Wrap a piece of material around your mat to determine how wide to make it. Leave a little extra material for the seam. Try not to go too big or too small with the tube diameter. Too big and the mat will not stay in there well. Too small and it will be difficult to put the mat in the tube.

I made the length of my tube slightly shorter than the width of the mat. The ends of my mat stick out a little bit on either end of the tube.

Step 13: Create Two Neat Edges

Do a double fold on the sides of the material that will be the ends of the tube. Sew the ends. It is important that the material remains a perfect rectangle. Be certain that both ends will meet up exactly when the tube is sealed.

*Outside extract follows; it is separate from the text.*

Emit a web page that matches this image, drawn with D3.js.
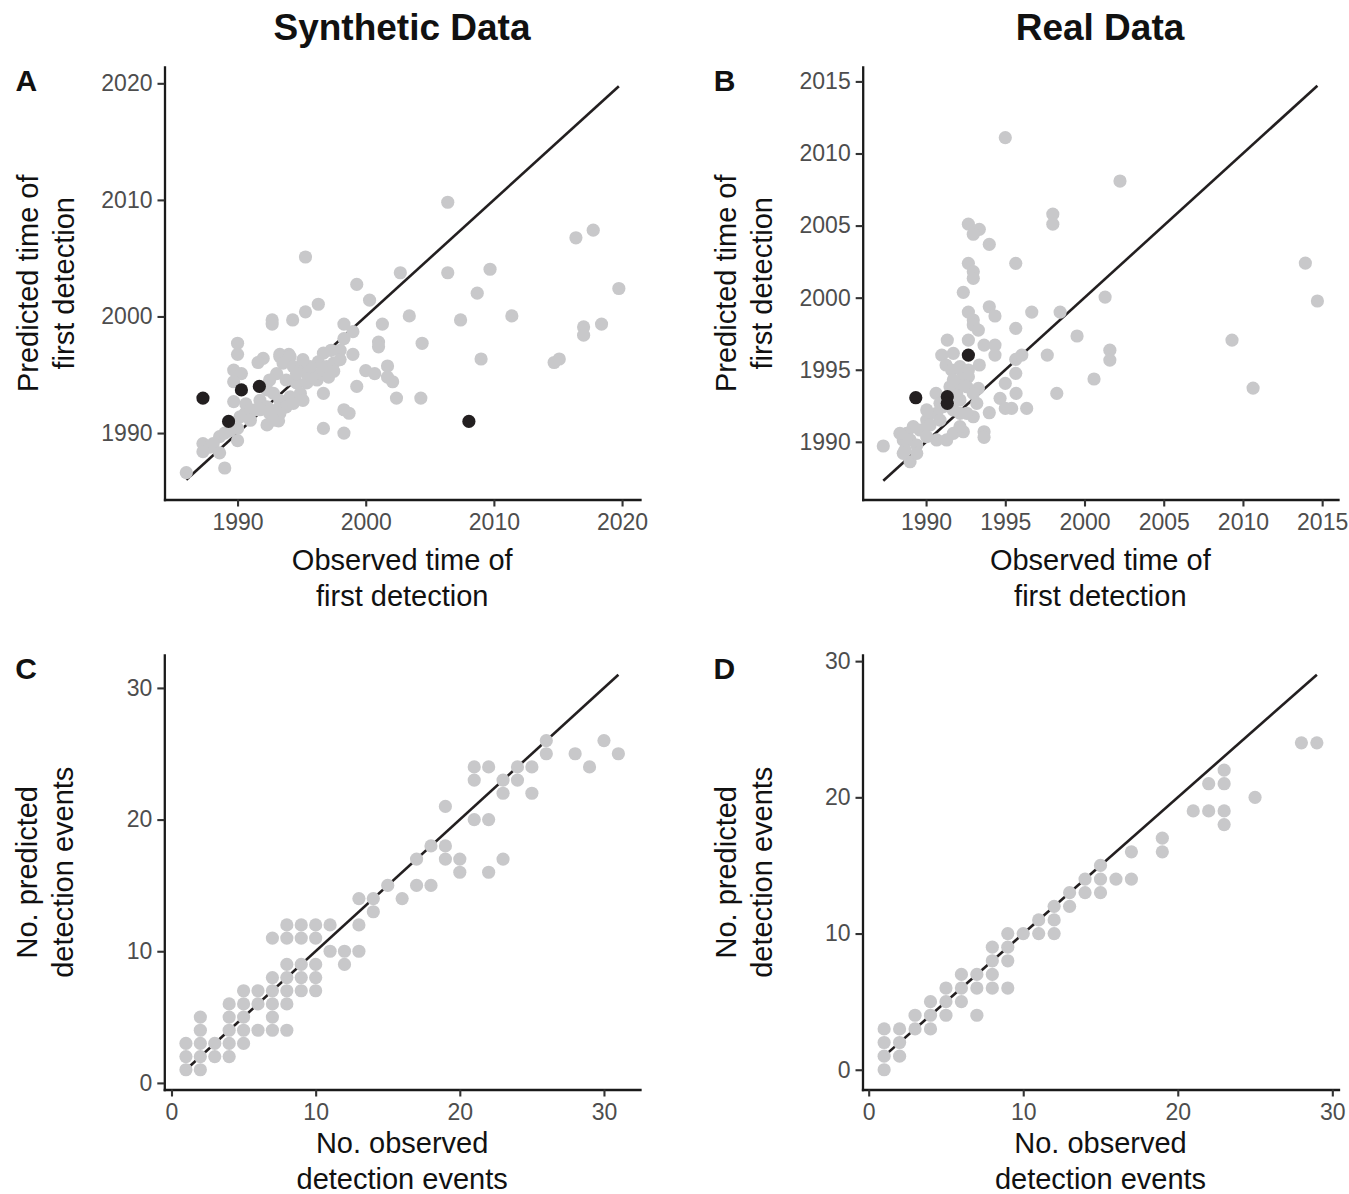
<!DOCTYPE html>
<html>
<head>
<meta charset="utf-8">
<script src="https://cdn.jsdelivr.net/npm/d3@7"></script>
<style>
  body { margin: 0; background: #fff; }
  svg { display: block; font-family: "Liberation Sans", Arial, Helvetica, sans-serif; }
</style>
</head>
<body>
<div id="okvir"></div>
<script>
// ---- podaci ----

// A: synthetic data, observed vs predicted year of first detection
const synthObs = [1995.3, 2002.7, 1999.3, 2000.3, 1996.3, 1995.3, 1992.7, 1992.7, 1994.3, 2003.4,
  1998.3, 2001.3, 1999.0, 1998.3, 2001.0, 2001.0, 1990.0, 1990.0, 1996.7, 1997.3,
  1999.0, 1998.0, 1993.3, 1994.0, 1992.0, 1991.6, 1996.3, 1989.7, 1990.3, 2001.7,
  2000.0, 2000.7, 2001.7, 2002.1, 1989.7, 1999.3, 1996.7, 1989.7, 1990.65, 2002.4,
  2004.3, 1998.3, 1998.7, 1992.3, 1993.2, 1996.7, 1998.3, 1990.2, 1990.6, 1991.0,
  1991.4, 1990.0, 1990.0, 1988.6, 1989.0, 1989.4, 1987.3, 1987.3, 1987.85, 1988.1,
  1988.6, 1989.0, 1986.0, 2006.4, 2016.4, 2017.75, 2006.4, 2009.7, 2008.7, 2019.75,
  2007.4, 2011.4, 2017.0, 2017.0, 2018.4, 2004.4, 2009.0, 2014.7, 2015.1, 1993.3,
  1994.1, 1993.55, 1994.35, 1994.9, 1995.4, 1993.05, 1992.5, 1993.8, 1994.6, 1995.4,
  1996.2, 1992.3, 1992.8, 1993.3, 1994.1, 1994.9, 1995.1, 1991.75, 1992.3, 1993.05,
  1993.8, 1994.35, 1992.5, 1993.3, 1991.75, 1991.0, 1992.8, 1996.4, 1996.95, 1997.5,
  1998.0, 1997.1, 1997.5, 1995.8, 1995.65, 1995.1, 1994.6]
const synthPred = [2005.1, 2003.75, 2002.75, 2001.4, 2001.05, 2000.4, 1999.7, 1999.35, 1999.7, 2000.05,
  1999.35, 1999.35, 1998.7, 1998.1, 1997.8, 1997.4, 1997.7, 1996.75, 1996.85, 1997.1,
  1996.75, 1997.1, 1996.75, 1996.75, 1996.4, 1996.05, 1996.1, 1995.4, 1995.1, 1995.75,
  1995.35, 1995.1, 1994.8, 1994.4, 1994.4, 1994.0, 1993.4, 1992.7, 1992.5, 1993.0,
  1993.0, 1992.0, 1991.7, 1990.7, 1991.05, 1990.4, 1990.0, 1991.4, 1991.7, 1992.0,
  1992.0, 1990.4, 1989.35, 1989.7, 1990.0, 1990.2, 1989.1, 1988.4, 1988.8, 1989.1,
  1988.3, 1987.0, 1986.6, 2009.8, 2006.75, 2007.4, 2003.75, 2004.05, 2002.0, 2002.4,
  1999.7, 2000.05, 1999.1, 1998.4, 1999.35, 1997.7, 1996.35, 1996.05, 1996.35, 1996.55,
  1996.55, 1996.0, 1995.7, 1995.4, 1995.1, 1995.1, 1994.55, 1994.55, 1994.3, 1994.3,
  1994.55, 1993.7, 1993.4, 1992.8, 1993.1, 1993.4, 1992.8, 1992.8, 1992.25, 1992.0,
  1992.25, 1992.55, 1991.7, 1991.7, 1992.0, 1991.1, 1991.1, 1995.1, 1995.7, 1996.0,
  1996.3, 1994.8, 1995.3, 1994.8, 1995.7, 1996.3, 1995.1]
const synthKeyObs = [1987.3, 1989.3, 1990.3, 1991.7, 2008.05]
const synthKeyPred = [1993.0, 1991.0, 1993.7, 1994.0, 1991.0]

// B: real data, observed vs predicted year of first detection
const realObs = [1995.0, 1998.0, 1998.0, 1992.67, 1993.36, 1992.98, 1993.99, 1992.67, 1992.98, 1992.98,
  1995.66, 1992.35, 1992.67, 1993.99, 1994.35, 1992.98, 1992.98, 1993.3, 1996.67, 1998.46,
  1995.66, 1991.34, 1992.67, 1993.66, 1994.35, 1994.35, 1990.99, 1991.72, 1997.65, 1995.66,
  1996.04, 1993.36, 1991.26, 1991.62, 1992.67, 1992.67, 1995.66, 1993.3, 1995.0, 1990.63,
  1998.25, 1994.67, 1995.68, 1995.0, 1995.4, 1996.35, 1993.99, 1992.35, 1993.66, 1993.66,
  1987.3, 1988.99, 1992.98, 1992.14, 1991.72, 1991.09, 1990.67, 1990.88, 1990.04, 1990.25,
  1989.62, 1989.19, 1988.78, 1988.56, 1988.99, 1989.41, 1988.67, 1989.41, 1990.04, 1990.67,
  1991.3, 1991.72, 1992.14, 1992.57, 1992.14, 1991.93, 1991.51, 1992.14, 1992.57, 1992.35,
  1992.14, 1991.72, 1992.98, 1993.2, 1990.88, 1990.04, 1988.35, 1988.56, 2002.24, 1999.53,
  2001.3, 2001.6, 2001.6, 2000.6, 2009.31, 2010.64, 2013.94, 2014.7]
const realPred = [2011.1, 2005.8, 2005.1, 2005.1, 2004.74, 2004.4, 2003.7, 2002.38, 2001.8, 2001.34,
  2002.38, 2000.37, 1999.0, 1999.37, 1998.73, 1998.45, 1998.1, 1997.75, 1999.0, 1999.0,
  1997.87, 1997.06, 1997.06, 1996.71, 1996.71, 1996.02, 1996.02, 1996.14, 1996.02, 1995.72,
  1996.02, 1995.33, 1995.33, 1994.98, 1994.98, 1994.52, 1994.75, 1993.71, 1994.06, 1993.36,
  1993.36, 1993.02, 1993.36, 1992.32, 1992.32, 1992.32, 1992.02, 1990.7, 1990.7, 1990.31,
  1989.71, 1988.62, 1991.74, 1991.98, 1992.21, 1992.44, 1991.98, 1991.51, 1991.51, 1991.17,
  1990.82, 1991.05, 1990.59, 1990.13, 1990.13, 1989.78, 1989.43, 1989.2, 1990.36, 1990.13,
  1990.13, 1990.59, 1991.05, 1991.98, 1992.9, 1993.36, 1993.82, 1994.06, 1993.82, 1994.75,
  1995.21, 1994.29, 1993.36, 1992.67, 1992.67, 1992.21, 1990.59, 1989.2, 2008.09, 1997.34,
  2000.04, 1996.36, 1995.67, 1994.36, 1997.06, 1993.73, 2002.4, 1999.77]
const realKeyObs = [1989.35, 1991.34, 1991.34, 1992.67]
const realKeyPred = [1993.06, 1993.13, 1992.67, 1996.02]

// C: synthetic data, number of detection events
const synthCountObs = [1, 2, 1, 2, 3, 4, 1, 2, 3, 4, 5, 2, 4, 5, 6, 7, 8, 2, 4, 5, 7, 4, 5, 6, 7, 8,
  5, 6, 7, 8, 9, 10, 7, 8, 9, 10, 8, 9, 10, 12, 11, 12, 13, 7, 8, 9, 10, 8, 9, 10, 11, 13,
  14, 13, 14, 15, 16, 17, 18, 17, 18, 19, 19, 20, 20, 22, 23, 19, 21, 22, 21, 21, 22, 23, 23,
  24, 24, 25, 25, 26, 26, 28, 29, 30, 31]
const synthCountPred = [1, 1, 2, 2, 2, 2, 3, 3, 3, 3, 3, 4, 4, 4, 4, 4, 4, 5, 5, 5, 5, 6, 6, 6, 6, 6,
  7, 7, 7, 7, 7, 7, 8, 8, 8, 8, 9, 9, 9, 9, 10, 10, 10, 11, 11, 11, 11, 12, 12, 12, 12, 12,
  13, 14, 14, 15, 14, 15, 15, 17, 18, 18, 17, 17, 16, 16, 17, 21, 20, 20, 23, 24, 24, 23, 22,
  24, 23, 24, 22, 26, 25, 25, 24, 26, 25]

// D: real data, number of detection events
const realCountObs = [1, 1, 1, 1, 2, 2, 2, 3, 3, 4, 4, 4, 5, 5, 5, 6, 6, 6, 7, 7, 7, 8, 8, 8, 8,
  9, 9, 9, 9, 10, 11, 11, 12, 12, 12, 13, 13, 14, 14, 15, 15, 15, 16, 17, 17, 19, 19, 21,
  22, 22, 23, 23, 23, 23, 25, 28, 29]
const realCountPred = [3, 2, 1, 0, 3, 2, 1, 4, 3, 5, 4, 3, 6, 5, 4, 7, 6, 5, 7, 6, 4, 9, 8, 7, 6,
  10, 9, 8, 6, 10, 11, 10, 12, 11, 10, 13, 12, 14, 13, 15, 14, 13, 14, 16, 14, 17, 16, 19,
  21, 19, 22, 21, 19, 18, 20, 24, 24]

// tick labels
const yearTicksSynth = [1990, 2000, 2010, 2020]
const yearTicksReal = [1990, 1995, 2000, 2005, 2010, 2015]
const countTicks = [0, 10, 20, 30]

const columnTitles = ["Synthetic Data", "Real Data"]
const yearXTitle = ["Observed time of", "first detection"]
const yearYTitle = ["Predicted time of", "first detection"]
const countXTitle = ["No. observed", "detection events"]
const countYTitle = ["No. predicted", "detection events"]

// ---- platno ----
const sirina = 1349
const visina = 1194

const okvir = d3.select("#okvir")
  .append("svg")
    .attr("width", sirina)
    .attr("height", visina)

okvir.append("rect")
    .attr("width", sirina)
    .attr("height", visina)
    .attr("fill", "#fff")

const sivo = "#c8c8ca"
const crno = "#231f20"

// column titles
columnTitles.forEach((t, i) => {
  okvir.append("text")
      .attr("x", i === 0 ? 402 : 1100)
      .attr("y", 40)
      .attr("text-anchor", "middle")
      .attr("font-size", 37)
      .attr("font-weight", "bold")
      .attr("fill", "#111")
      .text(t)
})

function crtajPanel(p) {
  const g = okvir.append("g")

  const xSkala = d3.scaleLinear()
    .domain(p.xDomain)
    .range([p.left, p.right])

  const ySkala = d3.scaleLinear()
    .domain(p.yDomain)
    .range([p.bottom, p.top])

  // 1:1 line over the observed range
  const raspon = d3.extent(p.obs.concat(p.keyObs || []))
  g.append("line")
      .attr("x1", xSkala(raspon[0]))
      .attr("y1", ySkala(raspon[0]))
      .attr("x2", xSkala(raspon[1]))
      .attr("y2", ySkala(raspon[1]))
      .attr("stroke", crno)
      .attr("stroke-width", 2.6)

  g.selectAll("circle.siva")
    .data(d3.zip(p.obs, p.pred))
    .join("circle")
      .attr("class", "siva")
      .attr("cx", d => xSkala(d[0]))
      .attr("cy", d => ySkala(d[1]))
      .attr("r", 6.6)
      .attr("fill", sivo)

  if (p.keyObs) {
    g.selectAll("circle.crna")
      .data(d3.zip(p.keyObs, p.keyPred))
      .join("circle")
        .attr("class", "crna")
        .attr("cx", d => xSkala(d[0]))
        .attr("cy", d => ySkala(d[1]))
        .attr("r", 6.6)
        .attr("fill", crno)
  }

  // axes
  const xOs = g.append("g")
    .attr("transform", `translate(0,${p.bottom})`)
    .call(d3.axisBottom(xSkala)
      .tickValues(p.xTicks)
      .tickFormat(d3.format("d"))
      .tickSize(7)
      .tickSizeOuter(0)
      .tickPadding(7))

  const yOs = g.append("g")
    .attr("transform", `translate(${p.left},0)`)
    .call(d3.axisLeft(ySkala)
      .tickValues(p.yTicks)
      .tickFormat(d3.format("d"))
      .tickSize(7)
      .tickSizeOuter(0)
      .tickPadding(5))

  ;[xOs, yOs].forEach(os => {
    os.select(".domain")
        .attr("stroke", "#1a1a1a")
        .attr("stroke-width", 2.3)
        .attr("stroke-linecap", "square")
    os.selectAll(".tick line")
        .attr("stroke", "#333")
        .attr("stroke-width", 2.1)
    os.selectAll(".tick text")
        .attr("fill", "#4d4d4d")
        .attr("font-size", 23)
        .attr("font-family", "'Liberation Sans', Arial, Helvetica, sans-serif")
  })

  // axis titles
  const sredinaX = (p.left + p.right) / 2
  p.xTitle.forEach((t, i) => {
    g.append("text")
        .attr("x", sredinaX)
        .attr("y", p.bottom + p.xTitleOffset + i * 36.5)
        .attr("text-anchor", "middle")
        .attr("font-size", 29)
        .attr("fill", "#111")
        .text(t)
  })

  const sredinaY = (p.top + p.bottom) / 2
  p.yTitle.forEach((t, i) => {
    const bx = p.left - 127 + i * 36
    g.append("text")
        .attr("transform", `translate(${bx},${sredinaY}) rotate(-90)`)
        .attr("text-anchor", "middle")
        .attr("font-size", 29)
        .attr("fill", "#111")
        .text(t)
  })

  // panel letter
  g.append("text")
      .attr("x", p.left - 149)
      .attr("y", p.top + 24)
      .attr("font-size", 30)
      .attr("font-weight", "bold")
      .attr("fill", "#111")
      .text(p.slovo)
}

crtajPanel({
  slovo: "A", obs: synthObs, pred: synthPred, keyObs: synthKeyObs, keyPred: synthKeyPred,
  xDomain: [1984.3, 2021.4], yDomain: [1984.3, 2021.4],
  left: 164.5, right: 640, top: 67, bottom: 499.5,
  xTicks: yearTicksSynth, yTicks: yearTicksSynth,
  xTitle: yearXTitle, yTitle: yearYTitle, xTitleOffset: 70,
})

crtajPanel({
  slovo: "B", obs: realObs, pred: realPred, keyObs: realKeyObs, keyPred: realKeyPred,
  xDomain: [1986, 2016], yDomain: [1986, 2016],
  left: 862.7, right: 1338, top: 67, bottom: 499.5,
  xTicks: yearTicksReal, yTicks: yearTicksReal,
  xTitle: yearXTitle, yTitle: yearYTitle, xTitleOffset: 70,
})

crtajPanel({
  slovo: "C", obs: synthCountObs, pred: synthCountPred,
  xDomain: [-0.5, 32.5], yDomain: [-0.5, 32.5],
  left: 164.3, right: 640, top: 655, bottom: 1089.5,
  xTicks: countTicks, yTicks: countTicks,
  xTitle: countXTitle, yTitle: countYTitle, xTitleOffset: 63,
})

crtajPanel({
  slovo: "D", obs: realCountObs, pred: realCountPred,
  xDomain: [-0.4, 30.4], yDomain: [-1.45, 30.45],
  left: 862.5, right: 1338.5, top: 655, bottom: 1089.5,
  xTicks: countTicks, yTicks: countTicks,
  xTitle: countXTitle, yTitle: countYTitle, xTitleOffset: 63,
})
</script>
</body>
</html>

Step 14: Create Attachment Loops

Cut two pieces of material to create loops from.
They should be long enough to make a loop and have enough length to sew both sides to the tube.
The width should be four times what you want your loop's width to be.

Fold the material in half the long way.

Sew the material together at the folded end (along the long side)

Invert the material.

Fold in the ends and fold the material in half the long way again.

Sew around the edges to close the open sides.

Determine where you want your loops and attach what you have just made to the open mat tube. Be sure to loop out the center of the strip you are attaching. If your loop is to be an inch long than the attachment points should only be 1/2 inch apart so the extra material sticks up.

Use a box and X pattern when attaching.

Step 15: Add a Splash of Color

Create a stripe of material.

Fold under both edges of the accent material and sew it fast to tube. Be sure that the ends of your accent material will meet up when the tube is sealed.

Step 16: Finish the Tube

Finish the tube by creating a French seam.
Fold the material in half the long way with the outside showing.
Create a seam.
Invert the material and sew a second seam to enclose the first.
Turn the material right side out again.

Step 17: Give the Mat to a Soon to Be Mom

Comments

author
foobear (author)2014-03-06

I love how you used old umbrellas. So cool! Good source of waterproof fabric that you wouldn't ordinarily think of. gives me ideas - thanks

author
Todd Gehris (author)foobear2014-03-06

I was searching online and I guess some umbrellas are made using waterproof fabric. The ones I had were pretty cheap and looked like nylon to me. One was a freebie with a company logo on it. A lot of them are made from polyester too.

author
Todd Gehris (author)foobear2014-03-06

I try not to buy things. :) Be careful of the application. Umbrellas are just nylon, not silnylon. They are water resistant but not water proof. It will wick away water but if left on long enough can soak through. I did see a tutorial online where a person used baby oil(I think) and silicon caulking to make his own silnylon.